─── Provided data

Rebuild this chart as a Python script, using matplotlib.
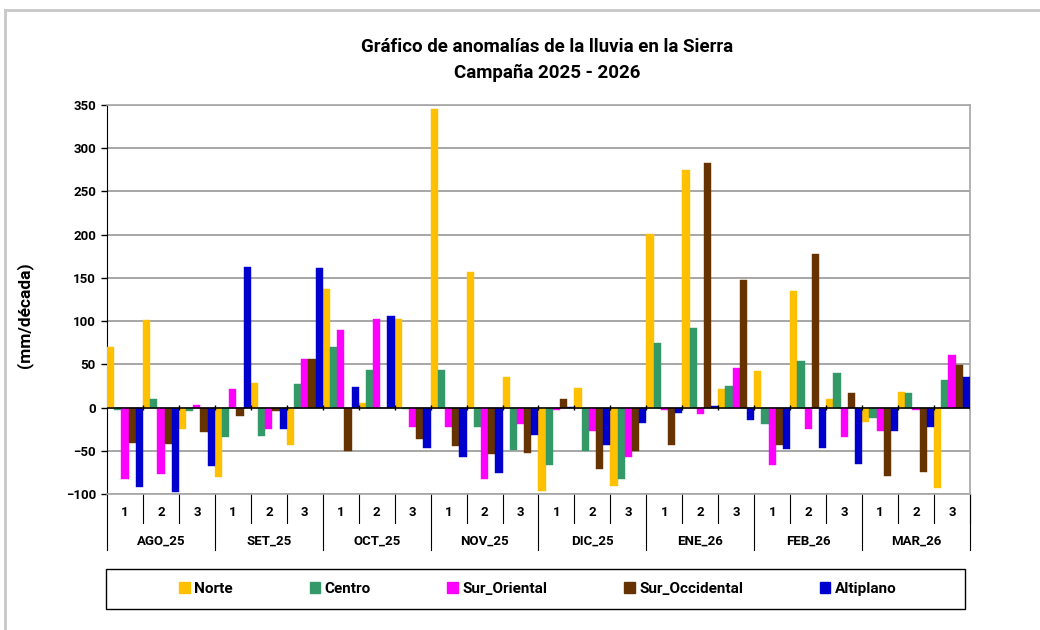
"""Rainfall anomaly chart for the Sierra, campaign 2025-2026."""

import matplotlib

matplotlib.use("Agg")
import matplotlib.pyplot as plt
import numpy as np
from matplotlib.lines import Line2D
from matplotlib.patches import Patch, Rectangle

plt.rcParams["font.family"] = ["Roboto", "DejaVu Sans"]
plt.rcParams["font.weight"] = "bold"

months = ["AGO_25", "SET_25", "OCT_25", "NOV_25", "DIC_25", "ENE_26", "FEB_26", "MAR_26"]
decades = ["1", "2", "3"]
series_names = ["Norte", "Centro", "Sur_Oriental", "Sur_Occidental", "Altiplano"]
series_colors = ["#FFC000", "#339966", "#FF00FF", "#663300", "#0000CC"]

# anomalies in mm/decade, one value per decade (8 months x 3 decades)
norte = [70, 101, -25, -80, 28, -43, 137, 5, 103, 345, 157, 35,
         -97, 23, -91, 201, 275, 21, 42, 135, 10, -17, 18, -93]
centro = [-3, 10, -4, -34, -33, 27, 70, 44, -2, 43, -22, -49,
          -66, -50, -83, 75, 92, 25, -19, 54, 40, -12, 17, 32]
sur_oriental = [-83, -77, 3, 22, -25, 56, 90, 103, -23, -22, -83, -19,
                -3, -27, -57, -3, -8, 46, -67, -25, -34, -27, -3, 61]
sur_occidental = [-41, -42, -28, -10, -4, 56, -50, 0, -36, -45, -54, -53,
                  10, -71, -50, -43, 283, 147, -43, 178, 17, -79, -75, 49]
altiplano = [-92, -98, -68, 163, -25, 161, 24, 106, -47, -57, -76, -32,
             1, -43, -18, -6, 2, -14, -48, -47, -65, -27, -23, 35]

values = [norte, centro, sur_oriental, sur_occidental, altiplano]
n_groups = len(months) * len(decades)

W, H = 1040, 630
fig = plt.figure(figsize=(W / 100, H / 100), dpi=100)

# outer chart border (left and top visible)
fig.add_artist(Line2D([5 / W, 5 / W], [0, 1 - 10 / H], color="#C8C8C8", lw=2))
fig.add_artist(Line2D([5 / W, 1.0], [1 - 10 / H, 1 - 10 / H], color="#C8C8C8", lw=2))

left, right, top, bottom = 107, 970, 105, 494
ax = fig.add_axes([left / W, 1 - bottom / H, (right - left) / W, (bottom - top) / H])

x = np.arange(n_groups)
bar_width = 0.2
for j, (name, color, vals) in enumerate(zip(series_names, series_colors, values)):
    ax.bar(x + (j - 2) * bar_width, vals, width=bar_width, color=color,
           edgecolor=color, linewidth=0.3, label=name, zorder=3)

ax.set_xlim(-0.5, n_groups - 0.5)
ax.set_ylim(-100, 350)
ax.set_yticks(np.arange(-100, 351, 50))
ax.yaxis.grid(True, color="#A6A6A6", lw=1.4, zorder=0)
ax.tick_params(axis="y", direction="out", length=4, width=1, labelsize=9.5, pad=4)
for label in ax.get_yticklabels():
    label.set_fontweight("bold")
ax.set_xticks([])

ax.spines["left"].set_color("black")
for side in ("right", "top", "bottom"):
    ax.spines[side].set_color("#A6A6A6")
    ax.spines[side].set_linewidth(1.2)

# zero axis with crossing tick marks at decade boundaries
ax.axhline(0, color="black", lw=1.1, zorder=4)
boundaries = np.arange(-0.5, n_groups, 1.0)
ax.vlines(boundaries[1:], -2.5, 2.5, color="black", lw=1, zorder=4)

ax_w = right - left
ax_h = bottom - top
ax.set_ylabel("(mm/década)", fontsize=12.5, fontweight="bold")
ax.yaxis.set_label_coords(-(left - 33) / ax_w, 1 - (315 - top) / ax_h)

# category axis below the plot: decades and months
trans = ax.get_xaxis_transform()
short_y = -(523 - bottom) / ax_h
long_y = -(550 - bottom) / ax_h
for k, b in enumerate(boundaries.tolist() + [n_groups - 0.5]):
    y_end = long_y if k % 3 == 0 else short_y
    ax.plot([b, b], [0, y_end], transform=trans, color="black", lw=0.8, clip_on=False)

for i in range(n_groups):
    ax.text(i, -(513 - bottom) / ax_h, decades[i % 3], transform=trans,
            ha="center", va="center", fontsize=9.5, fontweight="bold")
for m, month in enumerate(months):
    ax.text(m * 3 + 1, -(541 - bottom) / ax_h, month, transform=trans,
            ha="center", va="center", fontsize=9.5, fontweight="bold")

fig.text(547 / W, 1 - 47 / H, "Gráfico de anomalías de la lluvia en la Sierra",
         ha="center", va="center", fontsize=13.5, fontweight="bold")
fig.text(547 / W, 1 - 73 / H, "Campaña 2025 - 2026",
         ha="center", va="center", fontsize=13.5, fontweight="bold")

# legend box
fig.add_artist(Rectangle((106 / W, 1 - 609 / H), (965 - 106) / W, (609 - 569) / H,
                         transform=fig.transFigure, fill=False, edgecolor="black", lw=1))
handles = [Patch(facecolor=c, edgecolor=c) for c in series_colors]
fig.legend(handles, series_names, loc="center", bbox_to_anchor=(538 / W, 1 - 589 / H),
           ncol=5, frameon=False, handlelength=0.7, handleheight=0.7,
           handletextpad=0.3, columnspacing=5.0, prop={"size": 11, "weight": "bold"})

fig.savefig("out.png", dpi=100)
plt.close(fig)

──────

Problem: Except for the pictures, print the data above exactly.

Solution:
Rebuild this chart as a Python script, using matplotlib.
"""Rainfall anomaly chart for the Sierra, campaign 2025-2026."""

import matplotlib

matplotlib.use("Agg")
import matplotlib.pyplot as plt
import numpy as np
from matplotlib.lines import Line2D
from matplotlib.patches import Patch, Rectangle

plt.rcParams["font.family"] = ["Roboto", "DejaVu Sans"]
plt.rcParams["font.weight"] = "bold"

months = ["AGO_25", "SET_25", "OCT_25", "NOV_25", "DIC_25", "ENE_26", "FEB_26", "MAR_26"]
decades = ["1", "2", "3"]
series_names = ["Norte", "Centro", "Sur_Oriental", "Sur_Occidental", "Altiplano"]
series_colors = ["#FFC000", "#339966", "#FF00FF", "#663300", "#0000CC"]

# anomalies in mm/decade, one value per decade (8 months x 3 decades)
norte = [70, 101, -25, -80, 28, -43, 137, 5, 103, 345, 157, 35,
         -97, 23, -91, 201, 275, 21, 42, 135, 10, -17, 18, -93]
centro = [-3, 10, -4, -34, -33, 27, 70, 44, -2, 43, -22, -49,
          -66, -50, -83, 75, 92, 25, -19, 54, 40, -12, 17, 32]
sur_oriental = [-83, -77, 3, 22, -25, 56, 90, 103, -23, -22, -83, -19,
                -3, -27, -57, -3, -8, 46, -67, -25, -34, -27, -3, 61]
sur_occidental = [-41, -42, -28, -10, -4, 56, -50, 0, -36, -45, -54, -53,
                  10, -71, -50, -43, 283, 147, -43, 178, 17, -79, -75, 49]
altiplano = [-92, -98, -68, 163, -25, 161, 24, 106, -47, -57, -76, -32,
             1, -43, -18, -6, 2, -14, -48, -47, -65, -27, -23, 35]

values = [norte, centro, sur_oriental, sur_occidental, altiplano]
n_groups = len(months) * len(decades)

W, H = 1040, 630
fig = plt.figure(figsize=(W / 100, H / 100), dpi=100)

# outer chart border (left and top visible)
fig.add_artist(Line2D([5 / W, 5 / W], [0, 1 - 10 / H], color="#C8C8C8", lw=2))
fig.add_artist(Line2D([5 / W, 1.0], [1 - 10 / H, 1 - 10 / H], color="#C8C8C8", lw=2))

left, right, top, bottom = 107, 970, 105, 494
ax = fig.add_axes([left / W, 1 - bottom / H, (right - left) / W, (bottom - top) / H])

x = np.arange(n_groups)
bar_width = 0.2
for j, (name, color, vals) in enumerate(zip(series_names, series_colors, values)):
    ax.bar(x + (j - 2) * bar_width, vals, width=bar_width, color=color,
           edgecolor=color, linewidth=0.3, label=name, zorder=3)

ax.set_xlim(-0.5, n_groups - 0.5)
ax.set_ylim(-100, 350)
ax.set_yticks(np.arange(-100, 351, 50))
ax.yaxis.grid(True, color="#A6A6A6", lw=1.4, zorder=0)
ax.tick_params(axis="y", direction="out", length=4, width=1, labelsize=9.5, pad=4)
for label in ax.get_yticklabels():
    label.set_fontweight("bold")
ax.set_xticks([])

ax.spines["left"].set_color("black")
for side in ("right", "top", "bottom"):
    ax.spines[side].set_color("#A6A6A6")
    ax.spines[side].set_linewidth(1.2)

# zero axis with crossing tick marks at decade boundaries
ax.axhline(0, color="black", lw=1.1, zorder=4)
boundaries = np.arange(-0.5, n_groups, 1.0)
ax.vlines(boundaries[1:], -2.5, 2.5, color="black", lw=1, zorder=4)

ax_w = right - left
ax_h = bottom - top
ax.set_ylabel("(mm/década)", fontsize=12.5, fontweight="bold")
ax.yaxis.set_label_coords(-(left - 33) / ax_w, 1 - (315 - top) / ax_h)

# category axis below the plot: decades and months
trans = ax.get_xaxis_transform()
short_y = -(523 - bottom) / ax_h
long_y = -(550 - bottom) / ax_h
for k, b in enumerate(boundaries.tolist() + [n_groups - 0.5]):
    y_end = long_y if k % 3 == 0 else short_y
    ax.plot([b, b], [0, y_end], transform=trans, color="black", lw=0.8, clip_on=False)

for i in range(n_groups):
    ax.text(i, -(513 - bottom) / ax_h, decades[i % 3], transform=trans,
            ha="center", va="center", fontsize=9.5, fontweight="bold")
for m, month in enumerate(months):
    ax.text(m * 3 + 1, -(541 - bottom) / ax_h, month, transform=trans,
            ha="center", va="center", fontsize=9.5, fontweight="bold")

fig.text(547 / W, 1 - 47 / H, "Gráfico de anomalías de la lluvia en la Sierra",
         ha="center", va="center", fontsize=13.5, fontweight="bold")
fig.text(547 / W, 1 - 73 / H, "Campaña 2025 - 2026",
         ha="center", va="center", fontsize=13.5, fontweight="bold")

# legend box
fig.add_artist(Rectangle((106 / W, 1 - 609 / H), (965 - 106) / W, (609 - 569) / H,
                         transform=fig.transFigure, fill=False, edgecolor="black", lw=1))
handles = [Patch(facecolor=c, edgecolor=c) for c in series_colors]
fig.legend(handles, series_names, loc="center", bbox_to_anchor=(538 / W, 1 - 589 / H),
           ncol=5, frameon=False, handlelength=0.7, handleheight=0.7,
           handletextpad=0.3, columnspacing=5.0, prop={"size": 11, "weight": "bold"})

fig.savefig("out.png", dpi=100)
plt.close(fig)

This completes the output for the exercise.